Reproduce all of the data below without alteration; exclude every picture.

---- SUPPLIED MATERIAL

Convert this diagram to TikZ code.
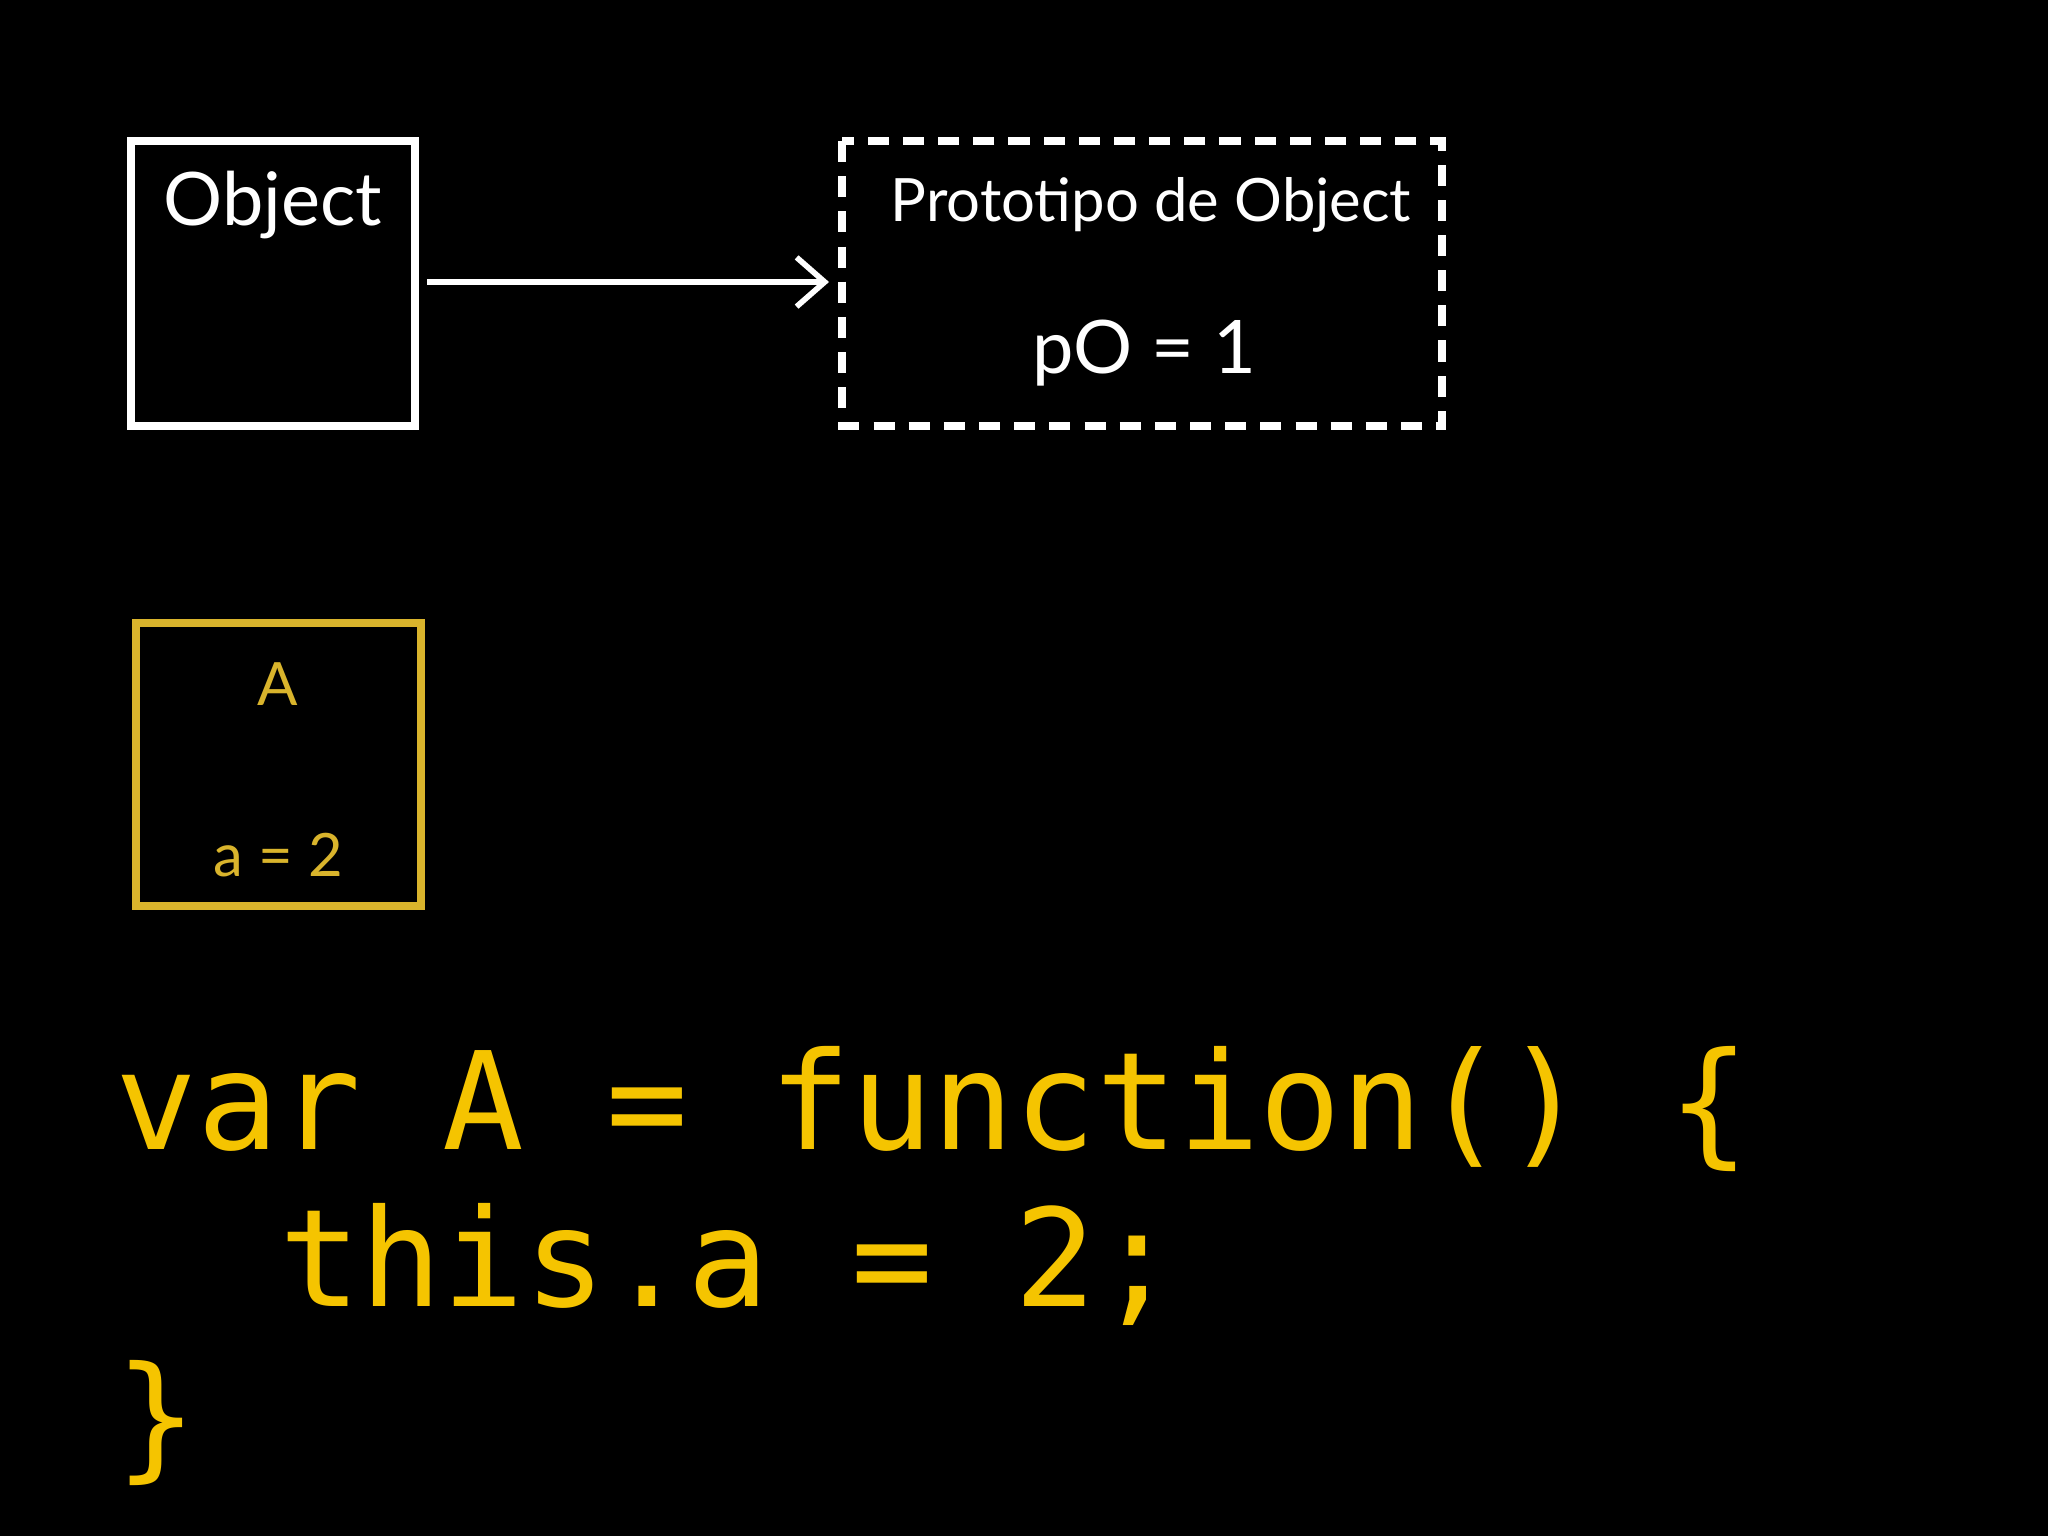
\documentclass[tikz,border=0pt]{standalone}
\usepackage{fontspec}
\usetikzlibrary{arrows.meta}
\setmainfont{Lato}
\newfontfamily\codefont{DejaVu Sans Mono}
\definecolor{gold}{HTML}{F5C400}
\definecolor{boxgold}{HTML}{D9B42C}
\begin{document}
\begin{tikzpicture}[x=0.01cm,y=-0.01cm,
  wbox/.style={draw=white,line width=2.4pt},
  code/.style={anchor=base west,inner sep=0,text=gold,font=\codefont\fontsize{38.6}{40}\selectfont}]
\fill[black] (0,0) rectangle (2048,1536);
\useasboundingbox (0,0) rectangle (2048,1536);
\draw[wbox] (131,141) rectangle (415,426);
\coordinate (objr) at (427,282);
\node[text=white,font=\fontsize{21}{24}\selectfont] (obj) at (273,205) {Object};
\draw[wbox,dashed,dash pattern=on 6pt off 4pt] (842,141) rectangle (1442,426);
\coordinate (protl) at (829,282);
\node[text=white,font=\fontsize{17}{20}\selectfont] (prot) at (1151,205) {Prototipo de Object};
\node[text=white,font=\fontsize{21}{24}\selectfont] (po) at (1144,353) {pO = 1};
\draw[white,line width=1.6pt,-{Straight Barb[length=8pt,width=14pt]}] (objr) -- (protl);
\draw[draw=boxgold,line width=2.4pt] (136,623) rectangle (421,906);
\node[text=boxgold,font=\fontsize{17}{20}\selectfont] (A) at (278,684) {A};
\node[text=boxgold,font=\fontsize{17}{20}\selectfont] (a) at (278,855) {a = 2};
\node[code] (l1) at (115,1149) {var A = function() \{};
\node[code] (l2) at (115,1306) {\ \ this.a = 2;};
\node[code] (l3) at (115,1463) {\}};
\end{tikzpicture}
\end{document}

--------

SOLUTION FOR THIS PROBLEM:
Convert this diagram to TikZ code.
\documentclass[tikz,border=0pt]{standalone}
\usepackage{fontspec}
\usetikzlibrary{arrows.meta}
\setmainfont{Lato}
\newfontfamily\codefont{DejaVu Sans Mono}
\definecolor{gold}{HTML}{F5C400}
\definecolor{boxgold}{HTML}{D9B42C}
\begin{document}
\begin{tikzpicture}[x=0.01cm,y=-0.01cm,
  wbox/.style={draw=white,line width=2.4pt},
  code/.style={anchor=base west,inner sep=0,text=gold,font=\codefont\fontsize{38.6}{40}\selectfont}]
\fill[black] (0,0) rectangle (2048,1536);
\useasboundingbox (0,0) rectangle (2048,1536);
\draw[wbox] (131,141) rectangle (415,426);
\coordinate (objr) at (427,282);
\node[text=white,font=\fontsize{21}{24}\selectfont] (obj) at (273,205) {Object};
\draw[wbox,dashed,dash pattern=on 6pt off 4pt] (842,141) rectangle (1442,426);
\coordinate (protl) at (829,282);
\node[text=white,font=\fontsize{17}{20}\selectfont] (prot) at (1151,205) {Prototipo de Object};
\node[text=white,font=\fontsize{21}{24}\selectfont] (po) at (1144,353) {pO = 1};
\draw[white,line width=1.6pt,-{Straight Barb[length=8pt,width=14pt]}] (objr) -- (protl);
\draw[draw=boxgold,line width=2.4pt] (136,623) rectangle (421,906);
\node[text=boxgold,font=\fontsize{17}{20}\selectfont] (A) at (278,684) {A};
\node[text=boxgold,font=\fontsize{17}{20}\selectfont] (a) at (278,855) {a = 2};
\node[code] (l1) at (115,1149) {var A = function() \{};
\node[code] (l2) at (115,1306) {\ \ this.a = 2;};
\node[code] (l3) at (115,1463) {\}};
\end{tikzpicture}
\end{document}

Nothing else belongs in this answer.